Veja o que fizeram de mim
Em um
momento onde o mundo presta atenção nos próximos atos, é necessário uma
reflexão sobre as palavras. A propriedade mais livre que possuímos são os
nossos pensamentos, constituídos por uma sequência delas a fim de darem um significado
a um projeto. Nossos sentimentos acontecem, algumas vezes provocados pelos
acontecimentos, porém cabe a nós escutá-los a fim de torná-los também terra
própria. Hoje, o limite entre o ato e as sensações está cada vez mais borrado.
A psicanálise foi desenvolvida a partir da investigação sobre o sentido sobre a
falta de autonomia de uma pessoa diante de sua vida e hoje suas descobertas são
usadas de maneiras encobertas.
Cena do filme Dunkirk/Warner Bros |
Há uma pressão cultural que vitimiza as pessoas tornando-as
reféns de uma ideia de que o seu sofrimento é resultado de algum acontecimento.

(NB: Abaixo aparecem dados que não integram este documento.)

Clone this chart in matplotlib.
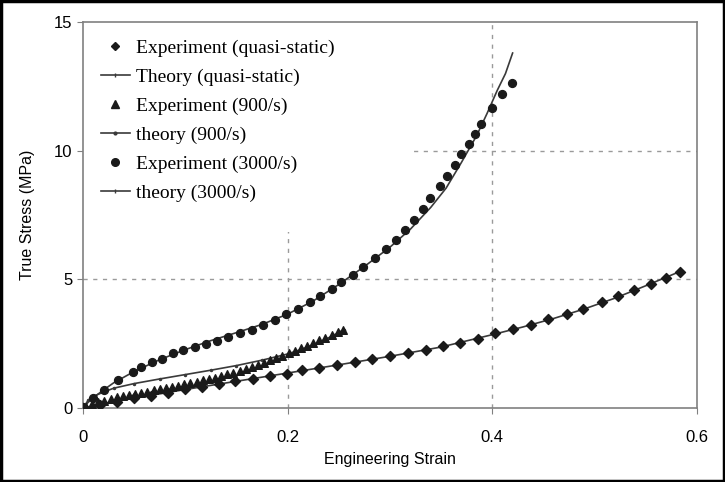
import matplotlib
matplotlib.use("Agg")
import matplotlib.pyplot as plt
from matplotlib.lines import Line2D
from matplotlib.patches import Rectangle

# quasi-static experiment (diamonds)
qs_strain = [0.0, 0.017, 0.033, 0.050, 0.066, 0.083, 0.100, 0.116, 0.133, 0.149,
             0.166, 0.183, 0.199, 0.2145, 0.231, 0.248, 0.266, 0.283, 0.300, 0.318,
             0.335, 0.352, 0.369, 0.386, 0.403, 0.420, 0.4375, 0.455, 0.473, 0.489,
             0.507, 0.523, 0.539, 0.555, 0.570, 0.584]
qs_stress = [0.0, 0.13, 0.25, 0.37, 0.48, 0.60, 0.72, 0.83, 0.94, 1.04,
             1.14, 1.25, 1.34, 1.47, 1.56, 1.66, 1.80, 1.90, 2.02, 2.14,
             2.27, 2.40, 2.53, 2.70, 2.90, 3.06, 3.22, 3.45, 3.64, 3.84,
             4.11, 4.34, 4.57, 4.81, 5.04, 5.27]
# quasi-static theory
qs_th_strain = [0.0, 0.02, 0.05, 0.10, 0.15, 0.20, 0.25, 0.30, 0.35, 0.40,
                0.43, 0.46, 0.49, 0.52, 0.55, 0.585]
qs_th_stress = [0.0, 0.17, 0.38, 0.72, 1.04, 1.36, 1.68, 2.01, 2.37, 2.85,
                3.15, 3.48, 3.85, 4.27, 4.75, 5.33]

# 900/s experiment (triangles)
r900_strain = [0.003, 0.009, 0.015, 0.021, 0.027, 0.033, 0.039, 0.045, 0.051, 0.057,
               0.063, 0.069, 0.075, 0.081, 0.087, 0.093, 0.099, 0.105, 0.111, 0.117,
               0.123, 0.129, 0.135, 0.141, 0.147, 0.153, 0.159, 0.165, 0.171, 0.177,
               0.183, 0.189, 0.195, 0.201, 0.207, 0.213, 0.219, 0.225, 0.231, 0.237,
               0.243, 0.249, 0.254]
r900_stress = [0.05, 0.14, 0.22, 0.29, 0.36, 0.41, 0.46, 0.51, 0.55, 0.60,
               0.64, 0.69, 0.73, 0.78, 0.83, 0.87, 0.92, 0.97, 1.02, 1.07,
               1.12, 1.18, 1.24, 1.31, 1.37, 1.44, 1.52, 1.60, 1.68, 1.76,
               1.85, 1.94, 2.03, 2.13, 2.23, 2.33, 2.43, 2.53, 2.63, 2.73,
               2.84, 2.95, 3.05]
# 900/s theory
r900_th_strain = [0.0, 0.005, 0.01, 0.02, 0.03, 0.05, 0.075, 0.10, 0.125, 0.15,
                  0.175, 0.20, 0.215, 0.23, 0.245, 0.255]
r900_th_stress = [0.0, 0.30, 0.45, 0.62, 0.77, 0.95, 1.13, 1.30, 1.47, 1.65,
                  1.86, 2.10, 2.30, 2.55, 2.82, 3.05]

# 3000/s experiment (circles)
r3000_strain = [0.0, 0.010, 0.021, 0.034, 0.049, 0.057, 0.067, 0.077, 0.088, 0.098,
                0.109, 0.120, 0.131, 0.142, 0.153, 0.165, 0.176, 0.1875, 0.198, 0.210,
                0.222, 0.232, 0.243, 0.2526, 0.264, 0.274, 0.285, 0.296, 0.306, 0.3145,
                0.3235, 0.332, 0.339, 0.3486, 0.356, 0.364, 0.370, 0.377, 0.383, 0.389,
                0.400, 0.410, 0.419]
r3000_stress = [0.04, 0.39, 0.70, 1.09, 1.41, 1.60, 1.80, 1.92, 2.12, 2.25,
                2.38, 2.47, 2.61, 2.76, 2.92, 3.05, 3.22, 3.41, 3.67, 3.86,
                4.12, 4.35, 4.62, 4.90, 5.18, 5.50, 5.83, 6.19, 6.54, 6.93,
                7.31, 7.74, 8.15, 8.62, 9.03, 9.44, 9.87, 10.28, 10.65, 11.03,
                11.67, 12.20, 12.64]
# 3000/s theory
r3000_th_strain = [0.0, 0.005, 0.01, 0.02, 0.03, 0.05, 0.075, 0.10, 0.125, 0.15,
                   0.175, 0.20, 0.225, 0.25, 0.275, 0.30, 0.32, 0.34, 0.355, 0.37,
                   0.385, 0.395, 0.405, 0.413, 0.42]
r3000_th_stress = [0.0, 0.22, 0.40, 0.70, 0.98, 1.42, 1.88, 2.27, 2.62, 2.93,
                   3.25, 3.65, 4.16, 4.80, 5.50, 6.25, 6.95, 7.80, 8.55, 9.55,
                   10.60, 11.45, 12.35, 13.00, 13.80]

legend_labels = ["Experiment (quasi-static)", "Theory (quasi-static)",
                 "Experiment (900/s)", "theory (900/s)",
                 "Experiment (3000/s)", "theory (3000/s)"]

fig = plt.figure(figsize=(7.25, 4.82), dpi=100)
ax = fig.add_axes([0.1145, 0.1535, 0.8465, 0.8005])

mk = "#1a1a1a"
ln = "#3a3a3a"

ax.plot(qs_th_strain, qs_th_stress, color=ln, lw=1.2, zorder=3)
ax.plot(r900_th_strain, r900_th_stress, color=ln, lw=1.2, marker=".", ms=3, zorder=3)
ax.plot(r3000_th_strain, r3000_th_stress, color=ln, lw=1.2, zorder=3)

ax.scatter(qs_strain, qs_stress, marker="D", s=26, color=mk, zorder=4)
ax.scatter(r900_strain, r900_stress, marker="^", s=30, color=mk, zorder=4)
ax.scatter(r3000_strain, r3000_stress, marker="o", s=32, color=mk, zorder=4)

ax.set_xlim(0, 0.6)
ax.set_ylim(0, 15)
ax.set_xticks([0, 0.2, 0.4, 0.6])
ax.set_xticklabels(["0", "0.2", "0.4", "0.6"])
ax.set_yticks([0, 5, 10, 15])

for v in [0.2, 0.4]:
    ax.axvline(v, color="#9a9a9a", lw=1, ls=(0, (3, 4)), zorder=1)
for v in [5, 10]:
    ax.axhline(v, color="#9a9a9a", lw=1, ls=(0, (3, 4)), zorder=1)

# white legend area hiding the gridlines, like the original
ax.add_patch(Rectangle((0, 0.456), 0.533, 0.544, transform=ax.transAxes,
                       facecolor="white", edgecolor="none", zorder=2))

for s in ax.spines.values():
    s.set_color("#808080")
    s.set_linewidth(1.2)
ax.tick_params(direction="out", length=4, color="#808080", labelsize=12)
ax.tick_params(axis="x", pad=12)
for lab in ax.get_xticklabels() + ax.get_yticklabels():
    lab.set_family("Liberation Sans")

ax.set_xlabel("Engineering Strain", fontsize=11.5, family="Liberation Sans", labelpad=5)
ax.set_ylabel("True Stress (MPa)", fontsize=11.5, family="Liberation Sans", labelpad=14)

handles = [
    Line2D([], [], ls="none", marker="D", ms=4.5, color=mk),
    Line2D([], [], color=ln, lw=1.2, marker="|", ms=3),
    Line2D([], [], ls="none", marker="^", ms=5.5, color=mk),
    Line2D([], [], color=ln, lw=1.2, marker=".", ms=4),
    Line2D([], [], ls="none", marker="o", ms=5.5, color=mk),
    Line2D([], [], color=ln, lw=1.2, marker="|", ms=3),
]
leg = ax.legend(handles, legend_labels, loc="upper left", bbox_to_anchor=(0.0, 1.0),
                frameon=False, handlelength=1.5, handletextpad=0.3, labelspacing=0.58,
                prop={"family": "Liberation Serif", "size": 14})
leg.set_zorder(5)

fig.add_artist(Rectangle((0.002, 0.003), 0.996, 0.994, transform=fig.transFigure,
                         fill=False, edgecolor="black", lw=2.5))

fig.savefig("out.png", dpi=100)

Esse é o resultado de uma pesquisa de antropólogos franceses Fassin e Rechtmann[i]
que marcaram o quanto a psicanálise foi distorcida em sua leitura sobre a
temática do trauma, considerando acontecimentos como fatos que causaram a
posição de alguém, desconsiderando qualquer complexidade.
Marcamos que além de excluir a pessoa como um ser
possuidor de subjetividade, essa ideia é propicia para um apagamento entre a
distância necessária para percepção da realidade. Dizer que faço assim ou
assado, porque Fulano me provocou a ser assim, muito além de me vitimizar,
torna os meus atos com pouco intervalo de pensamento.
Para muitas pessoas na atualidade, pensar é sinônimo de se
culpar: única e exclusivamente porque o raciocínio raso compreende a causa e
efeito de sentimentos ou atos, sem a propriedade da reflexão, apenas de um
julgamento infantil[ii].
Foto: Reprodução |
Refletir sobre as ações
coerentes consiste contemplar o universo de possibilidades e desejos próprios,
escutando e se apropriando, inclusive daqueles inconscientes, a fim de decidir
sobre uma atitude. E novamente, uma atitude com coerência com seus valores e,
portanto, a si mesmo, e não o que
pretende do outro. Observar qual é o limite é fundamental para não se perder no
universo de impossibilidades. ‘Falei
tudo o queria, porque Fulano me deixou com raiva’, marca apenas a descarga
presente em seus sentimentos que não foram apropriados, isso é, tornaram-se
propriedade de alguém com pensamento. ‘Fulano precisa saber o que eu penso
(entenda-se o que sinto)’ é com a ideia de que alguém irá realizar a atitude
esperada a partir do que se imagina que seja seu poder provocar.
Não
sabemos como os outros nos escutam ou o que entendem a partir de nossas
atitudes e palavras: esse é o nosso limite. Mas o mais importante: não são os
acontecimentos ou as outras pessoas que
determinam quem somos. Esses podem apenas provocar sensações, pensamentos. Somente o que fazemos com eles é que determina quem
somos. Compreender os nossos limites é contemplar a nossa liberdade. Se
alguém interpretar de maneira causal, atribuindo a algo externo uma atitude, ou
mesmo, um falta de atitude sua, está utilizando uma concepção vitimizadora de
si, mesmo que se sinta culpada de tudo...modos distorcidos de não contemplar os
limites propostos pela psicanálise. Ninguém
precisa ver quem somos, mas nós necessitamos admirar quem nos tornamos. Desculpemos
a nós mesmos do que não nos pertence e nos responsabilizemos pela paz nas
relações.
Simone
Engbrecht-
psicanalista
[i] O
Império do Trauma- conceito presente no livro
L’empire du traumatisme: enquête sur la condition de victime’ de Didier
Fassin e Richard Rechtmann, escrito e, 2007.
[ii]
Julgamento é feito por vários passos do raciocínio judificativo, mas o primeiro
é apenas de considerar o que me convém ou não.